If you think these brownies look delicious, just wait until you try them! They consist of three layers of goodness: fudgy brownies, crunchy coconut layer, and a thick layer of smooth chocolate ganache. My family went crazy for them, and luckily I kept a slice for myself (as I always do), because they were gone in minutes.
Although there are three layer, these brownies are simple and quick to make. To keep them fudgy, bake them for only 15-18 minutes, or 20 if it’s still liquid in the center, so they won’t dry out. You know it’s ready when a toothpick inserted into the center of the brownies comes out with moist crumb and not dry.
This delicious recipe comes from my talented friend’s blog oogio.net.
- 200 g/7 oz bittersweet chocolate , coarsely chopped
- 11 tablespoons (150 g/5 oz) unsalted butter, cut into small pieces
- ¾ cup (150 g) granulated sugar
- 3 large eggs
- ½ cup plus 1 tablespoon (80 g) all-purpose flour (read above for gf version)
- ¼ teaspoon salt
- 3/4 cup (75 g) desiccated coconut
- 3 1/2 tablespoons (50 g/2 oz) unsalted butter, melted
- 2 large egg whites
- 2 tablespoons (25 g) granulated sugar
- 1 teaspoon pure vanilla extract
- 2 tablespoons whole milk
- 100 g/3.5 oz bittersweet chocolate , coarsely chopped
- 6 tablespoons (90 ml) heavy cream
- Preheat oven to 350F/175C. Line an 8×8-inch baking pan with parchment paper.
To make the brownies: place chocolate and butter in a large heat-proof bowl, and microwave in 30 second-intervals, stirring in between each interval, until melted. Alternatively, set the bowl over a saucepan of simmering water, stirring occasionally, until melted, then remove from heat. Add the sugar and whisk until combined. Add the eggs, one at a time, and whisk just until combined. Add flour and salt and fold, using a rubber spatula, just until combined. Do no overmix. Pour batter into prepared pan, and smooth the top. Bake for 15-18 minutes until the edges are set but center is still soft, and a toothpick inserted into the center of the brownies come out with moist crumbs, and not dry. Let the brownies cool for 10 minuted on a wire rack, before adding the coconut layer.
- Meanwhile, make the coconut layer: mix all the ingredients in a bowl until well combined. Spread evenly into the pan, on top of the brownie layer. Bake for 8-10 minutes until set. It should stay bright in color. Allow to cool completely on a wire rack.

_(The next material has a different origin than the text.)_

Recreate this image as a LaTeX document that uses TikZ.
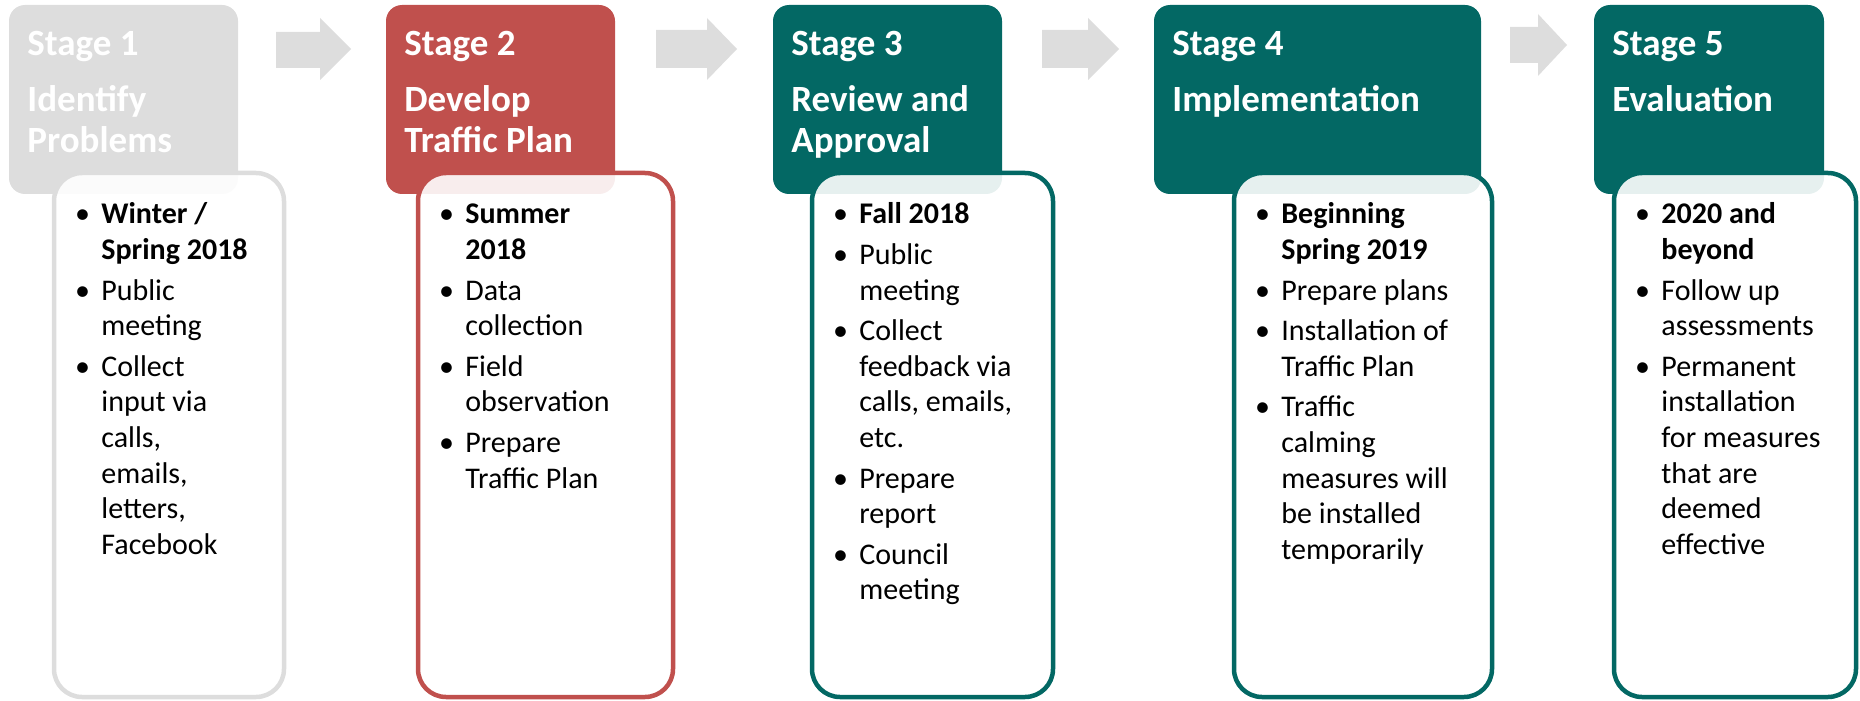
\documentclass[tikz,border=0pt]{standalone}
\usepackage{fontspec}
\setmainfont{Carlito}
\usepackage{xcolor}

\newcommand{\bul}{\llap{\textbullet\hspace{5.7pt}}}
\newcommand{\headtop}{\rule{0pt}{18pt}}
\newcommand{\listtop}{\rule{0pt}{14pt}}

\begin{document}
\begin{tikzpicture}[x=0.5pt,y=-0.5pt]

\definecolor{stagegray}{RGB}{221,221,221}
\definecolor{stagered}{RGB}{192,80,77}
\definecolor{stageteal}{RGB}{3,104,100}

\tikzset{
  head/.style={rounded corners=8pt},
  list/.style={line width=2.25pt, rounded corners=14pt, fill=white, fill opacity=0.9},
  headtext/.style={anchor=north west, inner sep=0pt, align=left, text=white,
    font=\bfseries\fontsize{18.5pt}{20.5pt}\selectfont},
  listtext/.style={anchor=north west, inner sep=0pt, align=left,
    font=\fontsize{15pt}{17.8pt}\selectfont},
}

\useasboundingbox (0,0) rectangle (1860,701);

% arrows between the stages
\fill[stagegray] (276,32) -- (320,32) -- (320,18) -- (351,49) -- (320,80) -- (320,68) -- (276,68) -- cycle;
\fill[stagegray] (656,30) -- (707,30) -- (707,18) -- (737,49) -- (707,80) -- (707,68) -- (656,68) -- cycle;
\fill[stagegray] (1042,30) -- (1088,30) -- (1088,18) -- (1119,49) -- (1088,80) -- (1088,68) -- (1042,68) -- cycle;
\fill[stagegray] (1510,27) -- (1538,27) -- (1538,14) -- (1567,45) -- (1538,76) -- (1538,63) -- (1510,63) -- cycle;

% stage 1
\fill[stagegray, head] (9,5) rectangle (238,194);
\draw[stagegray, list] (54,173) rectangle (284,697);
\node[headtext] (s1) at (27,19) {\headtop Stage 1\\[7.5pt]Identify\\Problems};
\node[listtext] (l1) at (101,195.5) {\listtop\bul\textbf{Winter /}\\\textbf{Spring 2018}\\[2.5pt]
  \bul Public\\meeting\\[2.5pt]
  \bul Collect\\input via\\calls,\\emails,\\letters,\\Facebook};

% stage 2
\fill[stagered, head] (386,5) rectangle (615,194);
\draw[stagered, list] (418,173) rectangle (673,697);
\node[headtext] (s2) at (404,19) {\headtop Stage 2\\[7.5pt]Develop\\Traffic Plan};
\node[listtext] (l2) at (465,195.5) {\listtop\bul\textbf{Summer}\\\textbf{2018}\\[2.5pt]
  \bul Data\\collection\\[2.5pt]
  \bul Field\\observation\\[2.5pt]
  \bul Prepare\\Traffic Plan};

% stage 3
\fill[stageteal, head] (773,5) rectangle (1002,194);
\draw[stageteal, list] (812,173) rectangle (1053,697);
\node[headtext] (s3) at (791,19) {\headtop Stage 3\\[7.5pt]Review and\\Approval};
\node[listtext] (l3) at (859,195.5) {\listtop\bul\textbf{Fall 2018}\\[2.5pt]
  \bul Public\\meeting\\[2.5pt]
  \bul Collect\\feedback via\\calls, emails,\\etc.\\[2.5pt]
  \bul Prepare\\report\\[2.5pt]
  \bul Council\\meeting};

% stage 4
\fill[stageteal, head] (1154,5) rectangle (1481,194);
\draw[stageteal, list] (1234,173) rectangle (1492,697);
\node[headtext] (s4) at (1172,19) {\headtop Stage 4\\[7.5pt]Implementation};
\node[listtext] (l4) at (1281,195.5) {\listtop\bul\textbf{Beginning}\\\textbf{Spring 2019}\\[2.5pt]
  \bul Prepare plans\\[2.5pt]
  \bul Installation of\\Traffic Plan\\[2.5pt]
  \bul Traffic\\calming\\measures will\\be installed\\temporarily};

% stage 5
\fill[stageteal, head] (1594,5) rectangle (1824,194);
\draw[stageteal, list] (1614,173) rectangle (1856,697);
\node[headtext] (s5) at (1612,19) {\headtop Stage 5\\[7.5pt]Evaluation};
\node[listtext] (l5) at (1661,195.5) {\listtop\bul\textbf{2020 and}\\\textbf{beyond}\\[2.5pt]
  \bul Follow up\\assessments\\[2.5pt]
  \bul Permanent\\installation\\for measures\\that are\\deemed\\effective};

\end{tikzpicture}
\end{document}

- To make the chocolate ganache: place chocolate and cream in a medium heat-proof bowl, and microwave in 20-30 second-intervals, stirring in between each interval, until melted. Alternatively, set the bowl over a saucepan of simmering water, stirring occasionally, until melted. Pour ganache evenly over the brownies. Place in the fridge for at least 4 hours until completely set, then cut into squares. The brownies keep well for several days in the fridge in an airtight container.